WHAT YOU WILL DO – Begin with the line containing "Give me the matplotlib source for this chart." and end with the line containing "0.18, 0.10, 0.0]". Give those lines again exactly, leaving out the images.

DATA SHOWN –
[START]

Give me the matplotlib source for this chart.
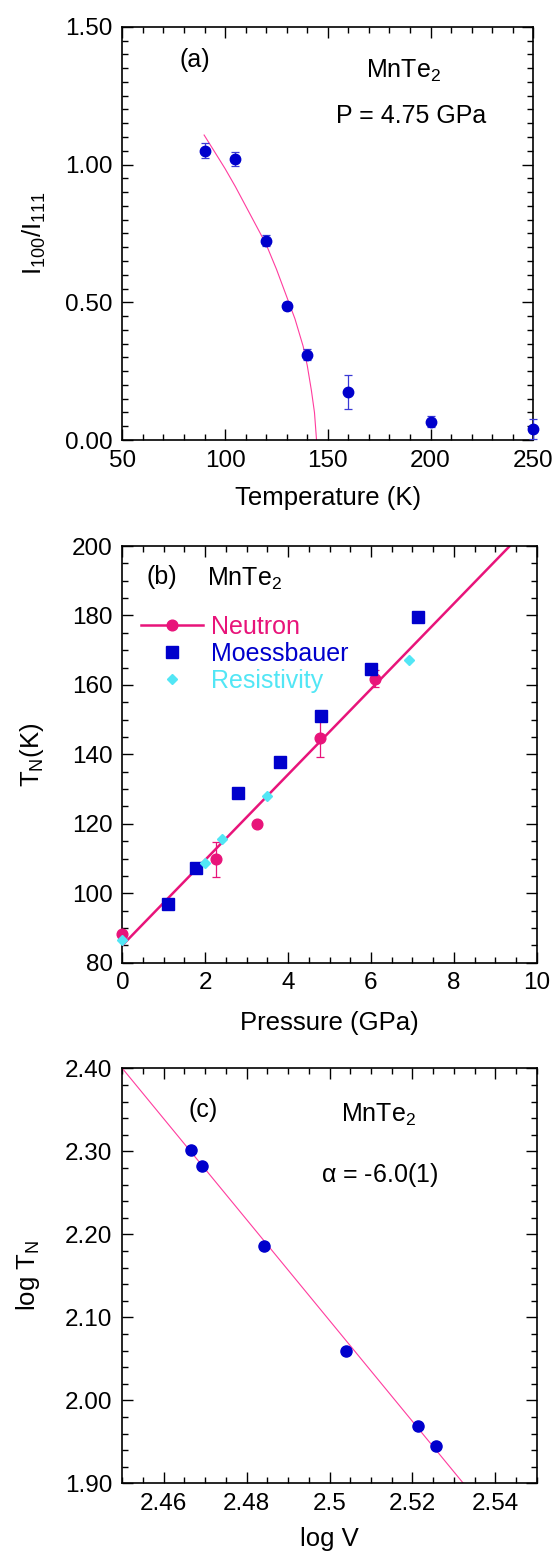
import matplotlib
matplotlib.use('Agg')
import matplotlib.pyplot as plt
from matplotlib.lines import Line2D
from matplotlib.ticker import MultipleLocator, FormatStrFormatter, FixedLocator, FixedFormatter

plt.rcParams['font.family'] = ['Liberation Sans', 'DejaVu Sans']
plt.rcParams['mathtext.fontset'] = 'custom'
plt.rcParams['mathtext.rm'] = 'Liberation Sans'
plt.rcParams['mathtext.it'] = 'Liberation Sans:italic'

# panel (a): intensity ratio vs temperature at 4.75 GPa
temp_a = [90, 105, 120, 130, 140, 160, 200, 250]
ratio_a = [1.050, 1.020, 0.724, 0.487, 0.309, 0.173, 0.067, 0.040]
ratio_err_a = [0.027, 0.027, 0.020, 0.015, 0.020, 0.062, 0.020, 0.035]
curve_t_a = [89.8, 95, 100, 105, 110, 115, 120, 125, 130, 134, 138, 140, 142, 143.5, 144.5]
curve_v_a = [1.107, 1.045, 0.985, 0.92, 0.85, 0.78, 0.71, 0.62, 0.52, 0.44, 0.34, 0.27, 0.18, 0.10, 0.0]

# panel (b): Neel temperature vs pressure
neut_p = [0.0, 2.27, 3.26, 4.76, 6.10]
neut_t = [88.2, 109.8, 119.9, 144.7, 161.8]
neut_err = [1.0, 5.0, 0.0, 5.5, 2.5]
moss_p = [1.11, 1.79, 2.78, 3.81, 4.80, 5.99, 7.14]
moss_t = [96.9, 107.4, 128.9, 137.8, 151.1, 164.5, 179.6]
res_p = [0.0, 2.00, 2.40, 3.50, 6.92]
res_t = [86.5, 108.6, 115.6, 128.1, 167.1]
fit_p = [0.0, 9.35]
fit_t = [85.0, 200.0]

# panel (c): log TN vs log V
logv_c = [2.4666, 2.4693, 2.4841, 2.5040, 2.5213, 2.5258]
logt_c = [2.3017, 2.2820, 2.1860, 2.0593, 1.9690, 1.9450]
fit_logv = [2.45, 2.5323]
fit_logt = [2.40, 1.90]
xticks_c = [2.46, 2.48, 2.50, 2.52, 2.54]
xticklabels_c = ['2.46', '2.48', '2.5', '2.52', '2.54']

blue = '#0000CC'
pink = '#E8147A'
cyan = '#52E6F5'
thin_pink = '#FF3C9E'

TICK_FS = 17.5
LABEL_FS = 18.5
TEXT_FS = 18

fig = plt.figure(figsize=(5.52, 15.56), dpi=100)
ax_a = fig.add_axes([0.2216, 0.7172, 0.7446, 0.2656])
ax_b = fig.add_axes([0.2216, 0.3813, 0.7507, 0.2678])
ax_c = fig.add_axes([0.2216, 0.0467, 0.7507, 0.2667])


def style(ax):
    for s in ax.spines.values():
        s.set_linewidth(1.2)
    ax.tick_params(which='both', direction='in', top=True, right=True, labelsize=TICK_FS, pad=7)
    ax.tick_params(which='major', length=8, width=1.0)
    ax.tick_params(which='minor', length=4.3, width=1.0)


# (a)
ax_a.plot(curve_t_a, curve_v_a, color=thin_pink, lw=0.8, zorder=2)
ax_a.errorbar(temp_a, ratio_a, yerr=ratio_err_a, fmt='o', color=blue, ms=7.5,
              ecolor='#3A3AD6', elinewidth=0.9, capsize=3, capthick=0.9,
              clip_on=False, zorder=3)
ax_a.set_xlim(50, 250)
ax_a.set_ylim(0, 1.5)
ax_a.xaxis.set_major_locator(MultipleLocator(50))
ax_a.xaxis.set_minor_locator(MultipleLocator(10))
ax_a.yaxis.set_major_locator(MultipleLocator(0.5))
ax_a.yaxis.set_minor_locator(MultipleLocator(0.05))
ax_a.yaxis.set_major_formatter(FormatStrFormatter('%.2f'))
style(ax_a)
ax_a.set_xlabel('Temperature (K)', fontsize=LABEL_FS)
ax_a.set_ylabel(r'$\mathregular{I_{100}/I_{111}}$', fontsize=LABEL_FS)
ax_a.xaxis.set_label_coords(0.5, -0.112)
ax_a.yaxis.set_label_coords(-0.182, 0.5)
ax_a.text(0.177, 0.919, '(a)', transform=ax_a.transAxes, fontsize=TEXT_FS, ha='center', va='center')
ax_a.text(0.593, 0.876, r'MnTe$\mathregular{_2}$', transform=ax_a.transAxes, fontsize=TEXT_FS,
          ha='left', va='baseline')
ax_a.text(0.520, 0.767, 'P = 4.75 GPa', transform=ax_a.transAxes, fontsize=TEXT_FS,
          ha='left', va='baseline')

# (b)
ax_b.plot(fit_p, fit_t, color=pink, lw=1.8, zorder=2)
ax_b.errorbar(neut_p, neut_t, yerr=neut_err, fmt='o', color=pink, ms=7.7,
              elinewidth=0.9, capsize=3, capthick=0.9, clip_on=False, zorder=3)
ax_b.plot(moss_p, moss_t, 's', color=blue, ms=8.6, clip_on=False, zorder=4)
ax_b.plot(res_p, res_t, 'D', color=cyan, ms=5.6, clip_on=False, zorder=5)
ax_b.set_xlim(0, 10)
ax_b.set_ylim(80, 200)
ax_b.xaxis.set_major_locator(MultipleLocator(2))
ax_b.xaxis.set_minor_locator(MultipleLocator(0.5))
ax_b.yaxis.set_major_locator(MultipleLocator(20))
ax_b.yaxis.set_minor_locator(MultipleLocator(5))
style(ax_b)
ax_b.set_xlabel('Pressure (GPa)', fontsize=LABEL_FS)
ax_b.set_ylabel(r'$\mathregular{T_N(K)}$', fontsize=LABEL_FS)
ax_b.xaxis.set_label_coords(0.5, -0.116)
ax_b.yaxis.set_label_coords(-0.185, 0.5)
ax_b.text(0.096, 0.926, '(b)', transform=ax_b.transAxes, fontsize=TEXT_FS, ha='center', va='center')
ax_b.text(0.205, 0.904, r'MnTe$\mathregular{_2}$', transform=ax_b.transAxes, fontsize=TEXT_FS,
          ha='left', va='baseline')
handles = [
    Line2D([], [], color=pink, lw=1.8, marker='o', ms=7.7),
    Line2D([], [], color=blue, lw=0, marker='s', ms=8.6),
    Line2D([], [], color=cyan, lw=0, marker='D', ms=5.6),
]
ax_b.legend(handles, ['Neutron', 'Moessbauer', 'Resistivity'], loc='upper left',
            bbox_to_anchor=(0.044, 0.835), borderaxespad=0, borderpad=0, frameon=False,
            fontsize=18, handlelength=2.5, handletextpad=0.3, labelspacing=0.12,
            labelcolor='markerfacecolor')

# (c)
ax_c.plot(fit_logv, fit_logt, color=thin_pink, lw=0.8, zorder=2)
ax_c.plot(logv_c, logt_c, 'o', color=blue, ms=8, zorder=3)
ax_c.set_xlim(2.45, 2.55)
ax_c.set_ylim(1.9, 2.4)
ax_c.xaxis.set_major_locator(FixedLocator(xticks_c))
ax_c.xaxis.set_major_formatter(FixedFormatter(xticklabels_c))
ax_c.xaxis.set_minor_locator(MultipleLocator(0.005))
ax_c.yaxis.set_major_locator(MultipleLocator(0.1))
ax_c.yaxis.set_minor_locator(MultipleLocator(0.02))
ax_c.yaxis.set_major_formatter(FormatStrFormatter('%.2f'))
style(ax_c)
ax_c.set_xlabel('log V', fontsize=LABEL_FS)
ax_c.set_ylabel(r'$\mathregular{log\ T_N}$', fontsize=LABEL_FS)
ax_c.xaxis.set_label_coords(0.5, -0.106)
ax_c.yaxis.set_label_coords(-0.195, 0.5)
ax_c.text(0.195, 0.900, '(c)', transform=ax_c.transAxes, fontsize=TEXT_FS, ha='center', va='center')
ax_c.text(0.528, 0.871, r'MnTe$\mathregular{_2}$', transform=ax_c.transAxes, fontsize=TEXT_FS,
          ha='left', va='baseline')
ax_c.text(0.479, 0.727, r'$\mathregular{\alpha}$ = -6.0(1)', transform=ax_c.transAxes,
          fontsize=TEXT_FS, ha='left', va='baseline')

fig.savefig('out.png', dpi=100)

[END]
[START]

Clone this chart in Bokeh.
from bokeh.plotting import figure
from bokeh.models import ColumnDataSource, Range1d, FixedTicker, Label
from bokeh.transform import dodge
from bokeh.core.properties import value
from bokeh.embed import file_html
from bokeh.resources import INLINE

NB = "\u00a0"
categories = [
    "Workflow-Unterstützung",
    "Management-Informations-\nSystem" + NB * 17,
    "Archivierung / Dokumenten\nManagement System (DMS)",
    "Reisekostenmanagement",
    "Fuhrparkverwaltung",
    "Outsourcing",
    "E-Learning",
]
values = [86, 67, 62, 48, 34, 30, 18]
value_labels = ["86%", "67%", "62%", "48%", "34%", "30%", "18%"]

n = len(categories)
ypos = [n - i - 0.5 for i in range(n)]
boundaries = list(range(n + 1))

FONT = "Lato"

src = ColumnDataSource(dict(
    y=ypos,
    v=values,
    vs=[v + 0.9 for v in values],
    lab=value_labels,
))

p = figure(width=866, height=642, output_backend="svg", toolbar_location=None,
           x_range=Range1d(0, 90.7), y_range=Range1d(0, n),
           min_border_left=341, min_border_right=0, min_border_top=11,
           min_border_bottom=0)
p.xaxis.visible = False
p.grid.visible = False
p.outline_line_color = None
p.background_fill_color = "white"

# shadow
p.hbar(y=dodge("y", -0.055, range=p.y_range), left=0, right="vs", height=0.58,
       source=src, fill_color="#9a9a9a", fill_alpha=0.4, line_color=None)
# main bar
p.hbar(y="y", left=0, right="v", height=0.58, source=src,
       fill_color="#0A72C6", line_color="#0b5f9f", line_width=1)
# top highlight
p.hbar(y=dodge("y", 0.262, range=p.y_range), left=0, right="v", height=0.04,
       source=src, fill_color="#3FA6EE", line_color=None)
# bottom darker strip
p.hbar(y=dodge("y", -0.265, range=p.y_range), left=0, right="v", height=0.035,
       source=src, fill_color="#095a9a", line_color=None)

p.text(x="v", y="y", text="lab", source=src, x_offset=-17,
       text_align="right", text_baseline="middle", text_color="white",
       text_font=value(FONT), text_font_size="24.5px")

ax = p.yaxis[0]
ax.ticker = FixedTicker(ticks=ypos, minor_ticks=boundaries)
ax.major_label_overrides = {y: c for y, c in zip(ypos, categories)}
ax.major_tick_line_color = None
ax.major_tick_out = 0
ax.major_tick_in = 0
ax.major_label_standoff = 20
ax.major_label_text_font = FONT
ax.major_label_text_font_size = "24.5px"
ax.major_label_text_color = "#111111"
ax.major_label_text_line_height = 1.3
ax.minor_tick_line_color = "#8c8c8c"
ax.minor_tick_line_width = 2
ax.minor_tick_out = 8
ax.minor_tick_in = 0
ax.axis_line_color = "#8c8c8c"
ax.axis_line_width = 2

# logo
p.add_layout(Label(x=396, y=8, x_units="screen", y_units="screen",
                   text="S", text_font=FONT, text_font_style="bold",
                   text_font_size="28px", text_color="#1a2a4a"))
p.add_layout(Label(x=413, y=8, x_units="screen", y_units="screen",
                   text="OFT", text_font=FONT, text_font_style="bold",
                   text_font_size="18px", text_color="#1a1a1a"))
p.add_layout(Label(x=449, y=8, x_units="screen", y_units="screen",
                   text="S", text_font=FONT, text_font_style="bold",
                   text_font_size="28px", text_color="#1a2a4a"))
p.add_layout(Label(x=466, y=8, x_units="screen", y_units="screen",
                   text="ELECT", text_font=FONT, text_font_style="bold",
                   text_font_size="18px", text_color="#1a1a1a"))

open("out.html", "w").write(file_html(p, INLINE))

[END]
[START]

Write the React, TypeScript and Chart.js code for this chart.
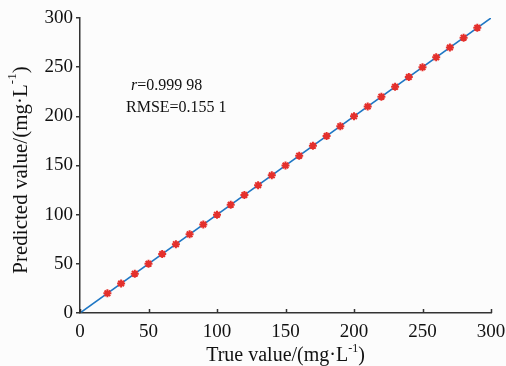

[END]

FULL RESPONSE –
Give me the matplotlib source for this chart.
import matplotlib
matplotlib.use('Agg')
import matplotlib.pyplot as plt
from matplotlib.lines import Line2D
from matplotlib.ticker import MultipleLocator, FormatStrFormatter, FixedLocator, FixedFormatter

plt.rcParams['font.family'] = ['Liberation Sans', 'DejaVu Sans']
plt.rcParams['mathtext.fontset'] = 'custom'
plt.rcParams['mathtext.rm'] = 'Liberation Sans'
plt.rcParams['mathtext.it'] = 'Liberation Sans:italic'

# panel (a): intensity ratio vs temperature at 4.75 GPa
temp_a = [90, 105, 120, 130, 140, 160, 200, 250]
ratio_a = [1.050, 1.020, 0.724, 0.487, 0.309, 0.173, 0.067, 0.040]
ratio_err_a = [0.027, 0.027, 0.020, 0.015, 0.020, 0.062, 0.020, 0.035]
curve_t_a = [89.8, 95, 100, 105, 110, 115, 120, 125, 130, 134, 138, 140, 142, 143.5, 144.5]
curve_v_a = [1.107, 1.045, 0.985, 0.92, 0.85, 0.78, 0.71, 0.62, 0.52, 0.44, 0.34, 0.27, 0.18, 0.10, 0.0]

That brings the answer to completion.